--- begin Dataset excerpt ---

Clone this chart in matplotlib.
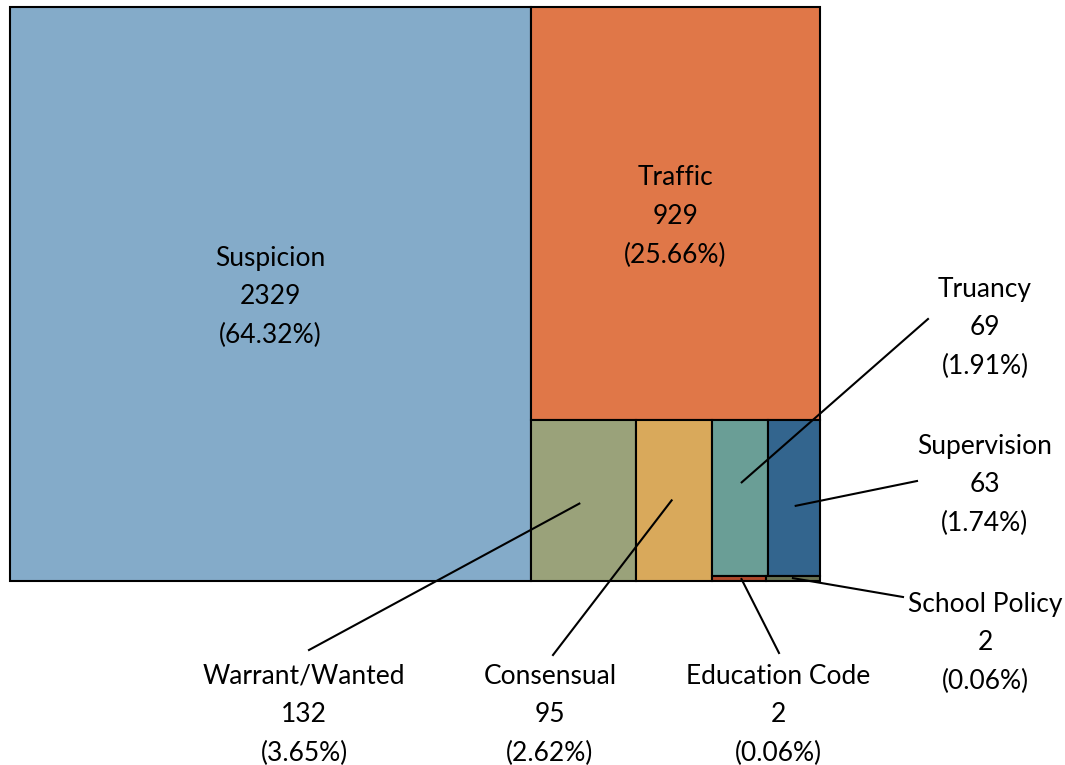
import matplotlib
matplotlib.use('Agg')
import matplotlib.pyplot as plt
from matplotlib.patches import Rectangle

plt.rcParams['font.family'] = ['Lato', 'DejaVu Sans']

# Data
labels = ['Suspicion', 'Traffic', 'Warrant/Wanted', 'Consensual',
          'Truancy', 'Supervision', 'Education Code', 'School Policy']
counts = [2329, 929, 132, 95, 69, 63, 2, 2]
colors = ['#84abc9', '#e07748', '#9aa27a', '#d9a95b',
          '#6a9e96', '#33658e', '#b04a2b', '#6b7453']

total = sum(counts)

# nested slicing structure (indices into the lists above), 'h' = side by side, 'v' = stacked
layout = ('h', [0, ('v', [1, ('h', [2, 3, ('v', [('h', [4, 5]), ('h', [6, 7])])])])])


def node_sum(node):
    if isinstance(node, int):
        return counts[node]
    return sum(node_sum(c) for c in node[1])


def slice_rect(node, x, y, w, h, out):
    if isinstance(node, int):
        out[node] = (x, y, w, h)
        return
    direction, children = node
    s = node_sum(node)
    pos = 0.0
    for c in children:
        frac = node_sum(c) / s
        if direction == 'h':
            slice_rect(c, x + pos * w, y, w * frac, h, out)
        else:
            slice_rect(c, x, y + pos * h, w, h * frac, out)
        pos += frac


rects = {}
# treemap area in figure pixels: left, top, width, height
slice_rect(layout, 10, 7, 810, 574, rects)

fig = plt.figure(figsize=(10.65, 7.65), dpi=100)
ax = fig.add_axes([0, 0, 1, 1])
ax.set_xlim(0, 1065)
ax.set_ylim(765, 0)
ax.axis('off')

for i, lab in enumerate(labels):
    x, y, w, h = rects[i]
    ax.add_patch(Rectangle((x, y), w, h, facecolor=colors[i],
                           edgecolor='black', linewidth=1.5))

fs = 19
ls = 1.68
dy = 3  # small nudge so the text block sits like the original


def label_text(i):
    return '%s\n%d\n(%.2f%%)' % (labels[i], counts[i], counts[i] / total * 100)


# labels inside the two big boxes
for i in [0, 1]:
    x, y, w, h = rects[i]
    ax.text(x + w / 2, y + h / 2 + dy, label_text(i), ha='center', va='center',
            fontsize=fs, linespacing=ls, color='black')

# outside labels: (index, anchor fraction in box, line end, text centre)
callouts = [
    (2, (0.46, 0.52), (309, 650), (304, 712)),
    (3, (0.47, 0.50), (553, 655), (550, 712)),
    (4, (0.53, 0.40), (928, 319), (985, 325)),
    (5, (0.53, 0.55), (917, 481), (985, 482)),
    (6, (0.55, 0.60), (779, 653), (778, 712)),
    (7, (0.50, 0.40), (903, 597), (985, 640)),
]

for i, (fx, fy), end, centre in callouts:
    x, y, w, h = rects[i]
    ax.plot([x + fx * w, end[0]], [y + fy * h, end[1]], color='black', lw=1.5)
    ax.text(centre[0], centre[1] + dy, label_text(i), ha='center', va='center',
            fontsize=fs, linespacing=ls, color='black')

fig.savefig('out.png', dpi=100)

--- end Dataset excerpt ---

● Problem details: From the top of the listing above, repeat each line exactly until you reach the line containing "plt.rcParams['font.family'] = ['Lato', 'DejaVu", and repeat that one too. Leave the pictures out.

● The response:
Clone this chart in matplotlib.
import matplotlib
matplotlib.use('Agg')
import matplotlib.pyplot as plt
from matplotlib.patches import Rectangle

plt.rcParams['font.family'] = ['Lato', 'DejaVu Sans']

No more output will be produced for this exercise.